----- PROVIDED DATA

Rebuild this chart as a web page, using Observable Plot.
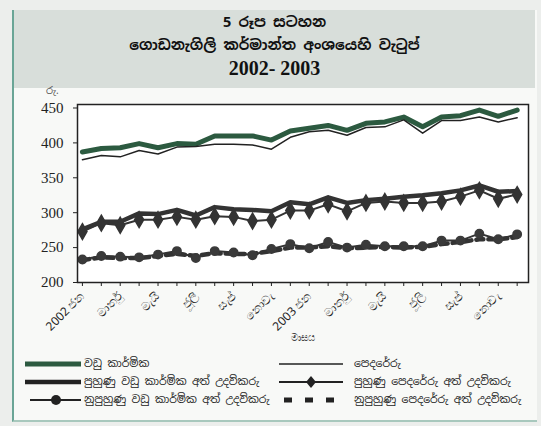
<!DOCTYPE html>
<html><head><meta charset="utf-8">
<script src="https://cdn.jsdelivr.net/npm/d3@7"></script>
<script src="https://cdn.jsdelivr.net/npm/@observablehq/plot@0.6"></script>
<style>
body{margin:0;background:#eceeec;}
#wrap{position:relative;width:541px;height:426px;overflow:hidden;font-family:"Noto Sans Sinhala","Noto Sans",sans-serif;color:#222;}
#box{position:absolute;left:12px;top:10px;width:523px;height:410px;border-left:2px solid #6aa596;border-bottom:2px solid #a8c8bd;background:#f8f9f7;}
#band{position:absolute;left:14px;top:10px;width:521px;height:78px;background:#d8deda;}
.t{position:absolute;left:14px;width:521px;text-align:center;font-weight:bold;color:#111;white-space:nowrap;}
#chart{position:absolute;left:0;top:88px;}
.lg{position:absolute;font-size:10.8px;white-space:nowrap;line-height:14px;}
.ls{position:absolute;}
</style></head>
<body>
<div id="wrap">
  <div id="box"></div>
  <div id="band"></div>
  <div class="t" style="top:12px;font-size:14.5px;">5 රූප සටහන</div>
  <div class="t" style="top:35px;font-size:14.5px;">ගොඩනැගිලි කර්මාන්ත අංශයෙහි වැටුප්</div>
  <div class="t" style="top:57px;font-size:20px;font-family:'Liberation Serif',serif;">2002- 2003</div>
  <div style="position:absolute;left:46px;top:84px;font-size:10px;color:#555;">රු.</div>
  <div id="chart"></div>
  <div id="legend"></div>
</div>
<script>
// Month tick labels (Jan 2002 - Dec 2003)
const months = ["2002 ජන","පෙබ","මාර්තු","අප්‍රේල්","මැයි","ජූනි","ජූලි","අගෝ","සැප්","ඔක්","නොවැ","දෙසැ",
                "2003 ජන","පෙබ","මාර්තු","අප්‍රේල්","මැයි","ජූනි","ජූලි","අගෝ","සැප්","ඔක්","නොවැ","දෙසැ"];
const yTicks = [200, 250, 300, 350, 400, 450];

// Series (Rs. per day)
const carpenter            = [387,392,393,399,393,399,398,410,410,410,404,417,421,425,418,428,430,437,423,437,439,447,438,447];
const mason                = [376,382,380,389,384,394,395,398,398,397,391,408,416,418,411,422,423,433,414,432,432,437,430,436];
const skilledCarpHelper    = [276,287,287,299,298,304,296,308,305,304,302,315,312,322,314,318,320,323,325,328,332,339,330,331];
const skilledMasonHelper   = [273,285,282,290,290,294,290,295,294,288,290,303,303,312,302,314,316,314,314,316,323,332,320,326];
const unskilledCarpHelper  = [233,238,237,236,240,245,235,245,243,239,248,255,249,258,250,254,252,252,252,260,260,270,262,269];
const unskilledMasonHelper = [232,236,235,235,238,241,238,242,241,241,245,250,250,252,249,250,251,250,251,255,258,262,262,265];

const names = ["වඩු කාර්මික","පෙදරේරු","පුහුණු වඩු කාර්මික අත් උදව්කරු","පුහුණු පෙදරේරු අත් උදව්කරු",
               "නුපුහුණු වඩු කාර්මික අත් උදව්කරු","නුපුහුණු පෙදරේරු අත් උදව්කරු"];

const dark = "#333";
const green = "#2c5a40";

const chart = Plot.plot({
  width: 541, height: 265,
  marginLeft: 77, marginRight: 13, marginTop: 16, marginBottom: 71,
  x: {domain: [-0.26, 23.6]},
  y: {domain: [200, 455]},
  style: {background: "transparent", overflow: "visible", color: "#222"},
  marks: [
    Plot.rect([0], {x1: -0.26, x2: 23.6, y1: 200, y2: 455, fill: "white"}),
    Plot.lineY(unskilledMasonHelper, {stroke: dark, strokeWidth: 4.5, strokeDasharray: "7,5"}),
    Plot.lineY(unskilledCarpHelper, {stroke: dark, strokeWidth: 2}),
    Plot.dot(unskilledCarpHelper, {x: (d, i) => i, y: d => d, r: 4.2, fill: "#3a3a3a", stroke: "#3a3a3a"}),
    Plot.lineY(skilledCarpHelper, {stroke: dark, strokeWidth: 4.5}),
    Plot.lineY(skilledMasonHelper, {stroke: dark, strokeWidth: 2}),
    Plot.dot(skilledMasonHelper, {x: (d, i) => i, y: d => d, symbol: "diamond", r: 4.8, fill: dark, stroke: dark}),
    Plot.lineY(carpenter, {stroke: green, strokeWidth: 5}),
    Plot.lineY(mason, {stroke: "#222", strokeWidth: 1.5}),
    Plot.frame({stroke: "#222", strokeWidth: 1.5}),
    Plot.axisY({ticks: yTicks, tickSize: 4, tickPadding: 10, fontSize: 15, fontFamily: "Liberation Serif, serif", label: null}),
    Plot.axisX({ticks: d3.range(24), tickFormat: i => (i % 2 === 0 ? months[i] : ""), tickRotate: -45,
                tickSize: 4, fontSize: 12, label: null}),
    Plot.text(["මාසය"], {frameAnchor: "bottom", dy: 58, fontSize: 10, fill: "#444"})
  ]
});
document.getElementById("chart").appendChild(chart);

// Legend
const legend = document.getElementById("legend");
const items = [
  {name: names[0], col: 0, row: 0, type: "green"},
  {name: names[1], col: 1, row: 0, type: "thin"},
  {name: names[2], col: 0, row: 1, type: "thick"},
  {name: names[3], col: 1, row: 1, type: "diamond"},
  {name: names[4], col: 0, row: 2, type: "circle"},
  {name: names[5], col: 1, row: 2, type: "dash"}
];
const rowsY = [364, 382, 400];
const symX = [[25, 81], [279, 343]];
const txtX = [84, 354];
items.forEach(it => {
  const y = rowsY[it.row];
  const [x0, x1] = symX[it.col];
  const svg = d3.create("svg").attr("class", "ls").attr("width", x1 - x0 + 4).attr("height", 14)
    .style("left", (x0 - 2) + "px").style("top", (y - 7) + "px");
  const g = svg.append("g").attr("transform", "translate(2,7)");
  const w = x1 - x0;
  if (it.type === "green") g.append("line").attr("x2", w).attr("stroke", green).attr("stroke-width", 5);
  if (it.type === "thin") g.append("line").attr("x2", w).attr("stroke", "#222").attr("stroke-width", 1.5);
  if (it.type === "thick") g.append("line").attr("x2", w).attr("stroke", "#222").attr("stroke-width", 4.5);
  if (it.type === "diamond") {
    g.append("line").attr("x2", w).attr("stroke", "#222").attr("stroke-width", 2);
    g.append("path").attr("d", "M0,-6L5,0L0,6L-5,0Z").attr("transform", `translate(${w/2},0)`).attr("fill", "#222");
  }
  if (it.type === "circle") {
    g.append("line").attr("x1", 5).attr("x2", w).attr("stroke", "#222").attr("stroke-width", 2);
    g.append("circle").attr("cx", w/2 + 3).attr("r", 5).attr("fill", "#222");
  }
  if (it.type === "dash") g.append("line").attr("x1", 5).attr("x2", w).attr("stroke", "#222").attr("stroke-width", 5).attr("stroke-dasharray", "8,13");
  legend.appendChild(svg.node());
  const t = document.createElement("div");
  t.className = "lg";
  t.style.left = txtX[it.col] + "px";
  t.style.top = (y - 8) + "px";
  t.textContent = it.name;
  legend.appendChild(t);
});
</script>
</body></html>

----------
----- PROVIDED DATA

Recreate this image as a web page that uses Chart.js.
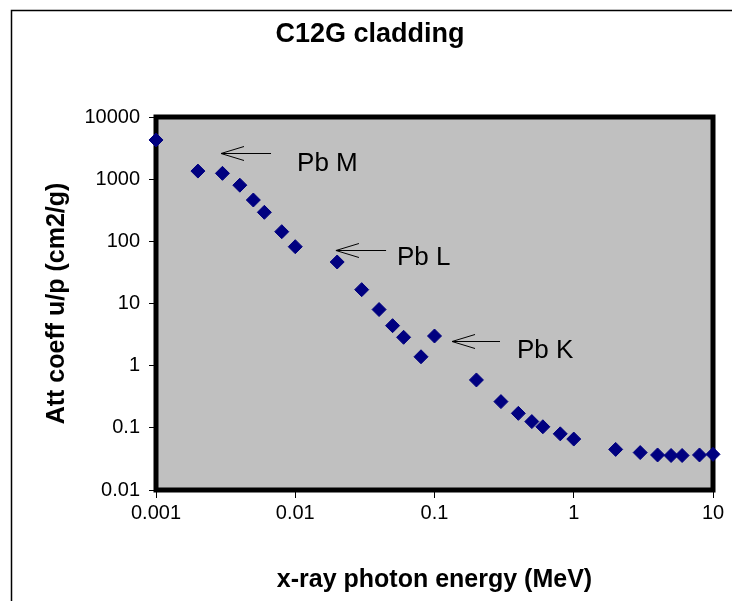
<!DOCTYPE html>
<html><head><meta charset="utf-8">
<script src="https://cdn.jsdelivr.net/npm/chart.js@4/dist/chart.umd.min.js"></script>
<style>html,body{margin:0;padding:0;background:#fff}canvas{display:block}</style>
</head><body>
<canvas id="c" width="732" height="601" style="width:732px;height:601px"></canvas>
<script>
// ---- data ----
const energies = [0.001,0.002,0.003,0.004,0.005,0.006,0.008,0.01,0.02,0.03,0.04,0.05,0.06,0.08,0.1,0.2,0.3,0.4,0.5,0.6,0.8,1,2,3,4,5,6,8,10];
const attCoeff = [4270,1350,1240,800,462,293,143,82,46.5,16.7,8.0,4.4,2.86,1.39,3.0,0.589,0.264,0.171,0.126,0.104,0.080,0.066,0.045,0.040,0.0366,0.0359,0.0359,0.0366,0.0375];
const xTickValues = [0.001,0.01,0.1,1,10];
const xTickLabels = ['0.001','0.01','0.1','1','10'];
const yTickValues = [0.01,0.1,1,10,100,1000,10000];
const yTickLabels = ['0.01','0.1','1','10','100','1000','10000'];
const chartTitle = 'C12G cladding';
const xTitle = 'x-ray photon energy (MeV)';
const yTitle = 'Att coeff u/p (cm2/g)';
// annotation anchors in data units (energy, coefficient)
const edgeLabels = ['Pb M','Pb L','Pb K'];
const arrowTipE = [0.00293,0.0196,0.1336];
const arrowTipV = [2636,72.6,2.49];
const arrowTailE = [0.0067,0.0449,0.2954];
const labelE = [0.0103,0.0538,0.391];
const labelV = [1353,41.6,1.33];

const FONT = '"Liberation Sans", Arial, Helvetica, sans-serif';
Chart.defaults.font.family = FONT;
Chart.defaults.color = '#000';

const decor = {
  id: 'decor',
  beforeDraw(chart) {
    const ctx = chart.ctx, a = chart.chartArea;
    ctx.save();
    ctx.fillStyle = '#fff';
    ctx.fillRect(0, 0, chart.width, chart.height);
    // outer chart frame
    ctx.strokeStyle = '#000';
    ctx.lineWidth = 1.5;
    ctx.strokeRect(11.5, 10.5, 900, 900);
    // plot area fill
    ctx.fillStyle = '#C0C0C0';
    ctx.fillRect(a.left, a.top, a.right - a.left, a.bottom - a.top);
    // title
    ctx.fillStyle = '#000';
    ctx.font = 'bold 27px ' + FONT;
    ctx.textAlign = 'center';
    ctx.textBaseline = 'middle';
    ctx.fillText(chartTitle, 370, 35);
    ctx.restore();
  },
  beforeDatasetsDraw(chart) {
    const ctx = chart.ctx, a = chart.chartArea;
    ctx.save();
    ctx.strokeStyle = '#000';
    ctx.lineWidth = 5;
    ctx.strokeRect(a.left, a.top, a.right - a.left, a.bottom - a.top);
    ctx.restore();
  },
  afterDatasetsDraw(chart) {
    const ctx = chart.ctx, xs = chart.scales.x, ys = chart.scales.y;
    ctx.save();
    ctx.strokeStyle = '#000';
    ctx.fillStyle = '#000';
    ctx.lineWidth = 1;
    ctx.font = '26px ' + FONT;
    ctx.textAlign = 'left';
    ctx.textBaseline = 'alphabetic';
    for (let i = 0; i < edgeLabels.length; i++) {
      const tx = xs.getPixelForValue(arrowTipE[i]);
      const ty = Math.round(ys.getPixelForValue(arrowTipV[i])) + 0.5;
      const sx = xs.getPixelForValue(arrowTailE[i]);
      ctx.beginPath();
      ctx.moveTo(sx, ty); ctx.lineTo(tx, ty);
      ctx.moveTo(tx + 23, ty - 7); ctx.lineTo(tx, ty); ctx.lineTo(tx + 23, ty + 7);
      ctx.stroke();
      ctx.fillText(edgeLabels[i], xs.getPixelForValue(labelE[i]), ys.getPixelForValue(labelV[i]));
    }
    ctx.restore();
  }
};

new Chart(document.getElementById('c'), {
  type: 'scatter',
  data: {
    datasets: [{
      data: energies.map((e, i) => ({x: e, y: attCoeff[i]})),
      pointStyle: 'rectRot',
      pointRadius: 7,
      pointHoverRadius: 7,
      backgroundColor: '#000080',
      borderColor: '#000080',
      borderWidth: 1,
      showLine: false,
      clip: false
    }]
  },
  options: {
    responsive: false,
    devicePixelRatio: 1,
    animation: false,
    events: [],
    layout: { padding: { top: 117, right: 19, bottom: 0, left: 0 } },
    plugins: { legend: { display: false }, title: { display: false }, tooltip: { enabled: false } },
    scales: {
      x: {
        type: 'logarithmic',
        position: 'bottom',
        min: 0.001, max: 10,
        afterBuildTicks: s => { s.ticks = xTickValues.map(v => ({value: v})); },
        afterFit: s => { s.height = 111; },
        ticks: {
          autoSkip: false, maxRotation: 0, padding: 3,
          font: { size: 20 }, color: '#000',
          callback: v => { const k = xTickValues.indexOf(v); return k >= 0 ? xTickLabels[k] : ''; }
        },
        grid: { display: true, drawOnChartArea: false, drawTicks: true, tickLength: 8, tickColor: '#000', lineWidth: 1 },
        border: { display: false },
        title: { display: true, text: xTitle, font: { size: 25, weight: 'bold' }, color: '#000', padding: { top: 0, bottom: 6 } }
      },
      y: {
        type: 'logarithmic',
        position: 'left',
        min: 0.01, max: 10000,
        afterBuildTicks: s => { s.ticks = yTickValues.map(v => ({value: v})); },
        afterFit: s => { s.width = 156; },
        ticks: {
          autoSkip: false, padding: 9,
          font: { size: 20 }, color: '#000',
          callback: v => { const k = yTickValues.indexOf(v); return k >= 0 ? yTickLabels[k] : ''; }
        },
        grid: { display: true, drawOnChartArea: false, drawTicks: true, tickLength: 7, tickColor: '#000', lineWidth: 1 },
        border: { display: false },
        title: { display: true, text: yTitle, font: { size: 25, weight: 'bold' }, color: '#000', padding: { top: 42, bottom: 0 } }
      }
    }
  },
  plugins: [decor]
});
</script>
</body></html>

----------

■ WHAT TO DO ■
Go back to the lines above and output, exactly as they stand, the ones from the line containing "Recreate this image" to the line containing "Chart.defaults.color = '#000';". Leave all pictures behind.

■ TASK ANSWER ■
Recreate this image as a web page that uses Chart.js.
<!DOCTYPE html>
<html><head><meta charset="utf-8">
<script src="https://cdn.jsdelivr.net/npm/chart.js@4/dist/chart.umd.min.js"></script>
<style>html,body{margin:0;padding:0;background:#fff}canvas{display:block}</style>
</head><body>
<canvas id="c" width="732" height="601" style="width:732px;height:601px"></canvas>
<script>
// ---- data ----
const energies = [0.001,0.002,0.003,0.004,0.005,0.006,0.008,0.01,0.02,0.03,0.04,0.05,0.06,0.08,0.1,0.2,0.3,0.4,0.5,0.6,0.8,1,2,3,4,5,6,8,10];
const attCoeff = [4270,1350,1240,800,462,293,143,82,46.5,16.7,8.0,4.4,2.86,1.39,3.0,0.589,0.264,0.171,0.126,0.104,0.080,0.066,0.045,0.040,0.0366,0.0359,0.0359,0.0366,0.0375];
const xTickValues = [0.001,0.01,0.1,1,10];
const xTickLabels = ['0.001','0.01','0.1','1','10'];
const yTickValues = [0.01,0.1,1,10,100,1000,10000];
const yTickLabels = ['0.01','0.1','1','10','100','1000','10000'];
const chartTitle = 'C12G cladding';
const xTitle = 'x-ray photon energy (MeV)';
const yTitle = 'Att coeff u/p (cm2/g)';
// annotation anchors in data units (energy, coefficient)
const edgeLabels = ['Pb M','Pb L','Pb K'];
const arrowTipE = [0.00293,0.0196,0.1336];
const arrowTipV = [2636,72.6,2.49];
const arrowTailE = [0.0067,0.0449,0.2954];
const labelE = [0.0103,0.0538,0.391];
const labelV = [1353,41.6,1.33];

const FONT = '"Liberation Sans", Arial, Helvetica, sans-serif';
Chart.defaults.font.family = FONT;
Chart.defaults.color = '#000';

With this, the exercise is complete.